Leave the pictures out and write out exactly the lines from the top of the entries through the line containing "(0,0) rectangle (500,457);".

*Supplied records*.
+-------+
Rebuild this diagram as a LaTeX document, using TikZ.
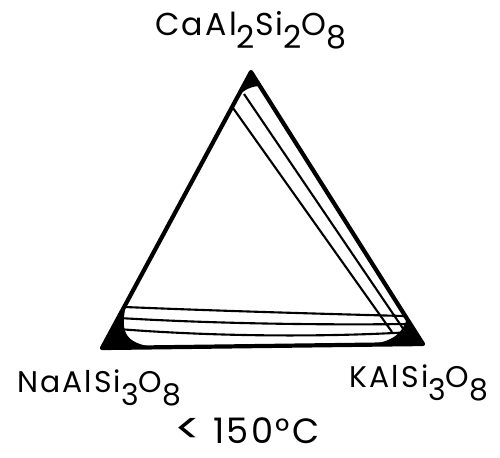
\documentclass[tikz,border=0pt]{standalone}
\usepackage{fontspec}
\setmainfont{Poppins}
\newfontfamily\lblfont[LetterSpace=7]{Poppins}
\usetikzlibrary{positioning}
\newcommand{\chsub}[1]{\raisebox{-0.8ex}{#1}}

\begin{document}
\begin{tikzpicture}[x=0.02cm, y=-0.02cm,
                edge/.style={line width=2.4pt, line join=round},
                tie/.style={line width=1.2pt},
                corner/.style={fill=black},
                lbl/.style={font=\lblfont\fontsize{17}{20}\selectfont, anchor=base}
            ]
                \useasboundingbox (0,0) rectangle (500,457);

                \coordinate (an) at (251,72);
                \coordinate (ab) at (102,348);
                \coordinate (or) at (423,344);

                % solid solution at the corners
                \fill[corner] (an) -- (237,97) .. controls (245,89) and (252,86) .. (261,86) -- cycle;
                \fill[corner] (ab) -- (126,304) .. controls (121,330) and (122,343) .. (155,347.3) -- cycle;
                \fill[corner] (or) -- (407,318) .. controls (403,333) and (393,342) .. (368,344.6) -- cycle;

                % tie lines
                \draw[tie] (233,108) -- (392,332);
                \draw[tie] (244,94) -- (404,330);
                \draw[tie] (125,307) .. controls (220,311) and (330,314) .. (404,316);
                \draw[tie] (119,318) .. controls (220,324) and (330,325) .. (408,324);
                \draw[tie] (118,329) .. controls (220,337) and (330,337) .. (412,332);

                \draw[edge] (an) -- (ab) -- (or) -- cycle;

                \node[lbl, font=\lblfont\fontsize{18}{21}\selectfont] (anlbl) at (251,35) {CaAl\chsub{2}Si\chsub{2}O\chsub{8}};
                \node[lbl] (ablbl) at (99,392) {NaAlSi\chsub{3}O\chsub{8}};
                \node[lbl] (orlbl) at (419,387) {KAlSi\chsub{3}O\chsub{8}};
                \node[lbl, font=\lblfont\fontsize{20}{24}\selectfont] (temp) at (247,443) {\scalebox{1.4}[1.2]{<} 150°C};
            \end{tikzpicture}
\end{document}
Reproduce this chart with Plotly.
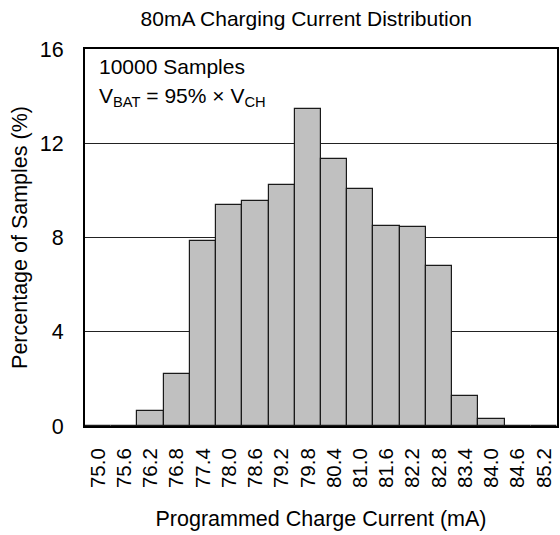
import plotly.graph_objects as go

categories = ["75.0", "75.6", "76.2", "76.8", "77.4", "78.0", "78.6", "79.2", "79.8",
              "80.4", "81.0", "81.6", "82.2", "82.8", "83.4", "84.0", "84.6", "85.2"]
percent = [0, 0, 0.65, 2.2, 7.87, 9.37, 9.53, 10.23, 13.46,
           11.35, 10.04, 8.48, 8.43, 6.79, 1.26, 0.29, 0, 0]
y_ticks = [0, 4, 8, 12, 16]

FONT = "Liberation Sans, Arial, sans-serif"

fig = go.Figure()
fig.add_trace(go.Bar(
    x=categories, y=percent,
    marker=dict(color="#c0c0c0", line=dict(color="#1a1a1a", width=1.2)),
    width=1.0,
))

fig.update_layout(
    width=560, height=535,
    margin=dict(l=85, r=1, t=49, b=109),
    paper_bgcolor="white", plot_bgcolor="white",
    font=dict(family=FONT, color="black", size=21),
    showlegend=False,
    bargap=0,
    title=dict(text="80mA Charging Current Distribution", x=0.547, xanchor="center",
               y=1 - 19/535, yanchor="middle", font=dict(size=21)),
    xaxis=dict(
        type="category", tickangle=-90, ticks="", showgrid=False,
        showline=True, linecolor="black", linewidth=2, mirror=True,
        tickfont=dict(size=20.5), ticklabelstandoff=12,
        title=dict(text="Programmed Charge Current (mA)", font=dict(size=21.5), standoff=24),
        range=[-0.5, 17.5],
    ),
    yaxis=dict(
        range=[0, 16], tickvals=y_ticks, ticks="", showgrid=True,
        gridcolor="#222222", gridwidth=1,
        showline=True, linecolor="black", linewidth=2, mirror=True,
        tickfont=dict(size=21.5), ticklabelstandoff=15, zeroline=False,
        title=dict(text="Percentage of Samples (%)", font=dict(size=21.5), standoff=6),
    ),
)

fig.add_annotation(xref="paper", yref="paper", x=12/474, y=1 - 18/377, xanchor="left", yanchor="middle",
                   text="10000 Samples", showarrow=False, font=dict(size=21))
fig.add_annotation(xref="paper", yref="paper", x=12/474, y=1 - 48/377, xanchor="left", yanchor="middle",
                   text="V<sub>BAT</sub> = 95% × V<sub>CH</sub>", showarrow=False, font=dict(size=21))

fig.write_html("out.html", config={"displayModeBar": False},
               post_script="document.body.style.margin='0';")
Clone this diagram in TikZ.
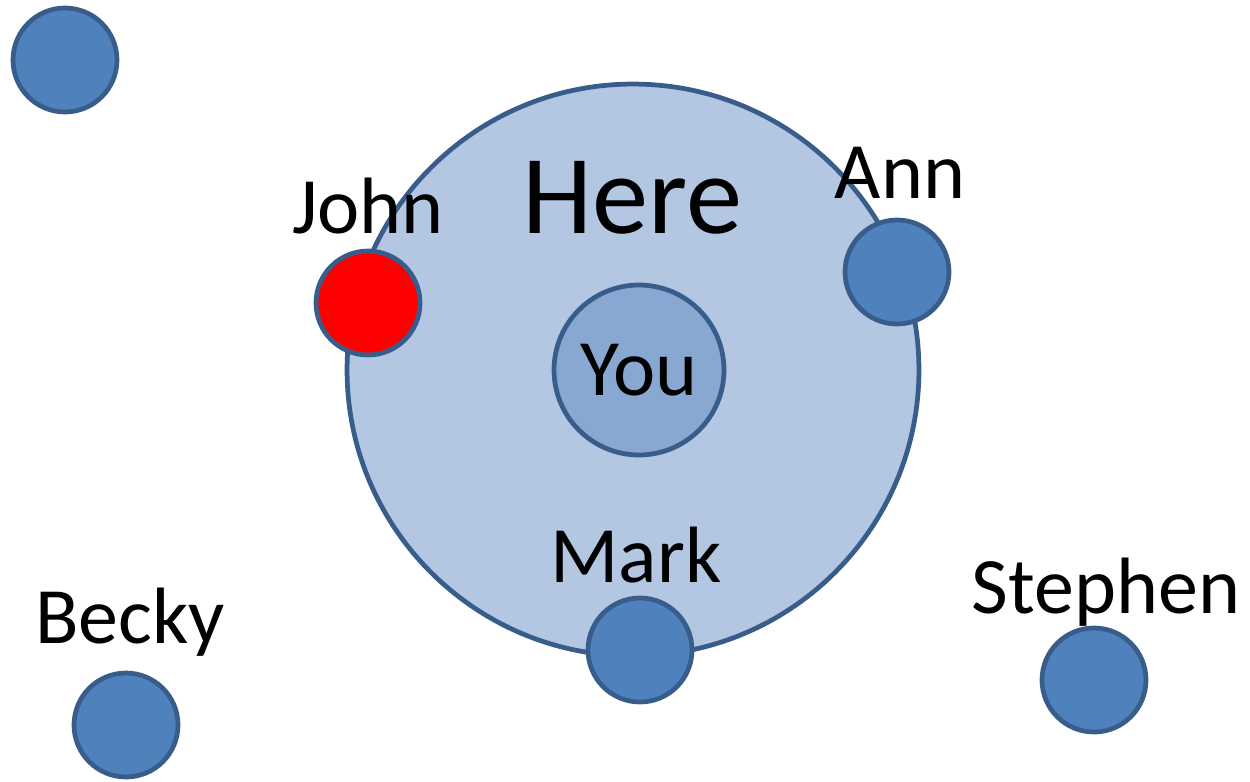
\documentclass[tikz,border=0pt]{standalone}
\usepackage{fontspec}
\setmainfont{Carlito}
\usetikzlibrary{positioning}
\definecolor{rimblue}{HTML}{385D8A}
\definecolor{zonefill}{HTML}{B3C7E3}
\definecolor{youfill}{HTML}{88A8D2}
\definecolor{dotfill}{HTML}{4F81BD}

\begin{document}
\begin{tikzpicture}[x=0.02cm,y=-0.02cm,font=\fontsize{45.5}{50}\selectfont,
  person/.style={circle,draw=rimblue,line width=0.095cm,inner sep=0pt,minimum size=2.08cm,fill=dotfill},
  tag/.style={anchor=base,inner sep=0pt}]
\useasboundingbox (0,0) rectangle (1250,781);
\node[circle,draw=rimblue,line width=0.095cm,fill=zonefill,minimum size=11.44cm] (here) at (633,370) {};
\node[circle,draw=rimblue,line width=0.095cm,fill=youfill,minimum size=3.4cm,inner sep=0pt] (you) at (639,370) {};
\node[tag] at (639,395) {You};
\node[person] (stray) at (65,60) {};
\node[person,fill=red] (john) at (368,303) {};
\node[person] (ann) at (897,272) {};
\node[person] (mark) at (640,650) {};
\node[person] (becky) at (126,725) {};
\node[person] (stephen) at (1094,680) {};
\node[tag,font=\fontsize{64}{70}\selectfont] at (632,233) {Here};
\node[tag] at (368,233) {John};
\node[tag] at (900,198) {Ann};
\node[tag] at (636,582) {Mark};
\node[tag] at (130,643) {Becky};
\node[tag] at (1106,613) {Stephen};
\end{tikzpicture}
\end{document}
+-------+
*Exercise answer*.
Rebuild this diagram as a LaTeX document, using TikZ.
\documentclass[tikz,border=0pt]{standalone}
\usepackage{fontspec}
\setmainfont{Poppins}
\newfontfamily\lblfont[LetterSpace=7]{Poppins}
\usetikzlibrary{positioning}
\newcommand{\chsub}[1]{\raisebox{-0.8ex}{#1}}

\begin{document}
\begin{tikzpicture}[x=0.02cm, y=-0.02cm,
                edge/.style={line width=2.4pt, line join=round},
                tie/.style={line width=1.2pt},
                corner/.style={fill=black},
                lbl/.style={font=\lblfont\fontsize{17}{20}\selectfont, anchor=base}
            ]
                \useasboundingbox (0,0) rectangle (500,457);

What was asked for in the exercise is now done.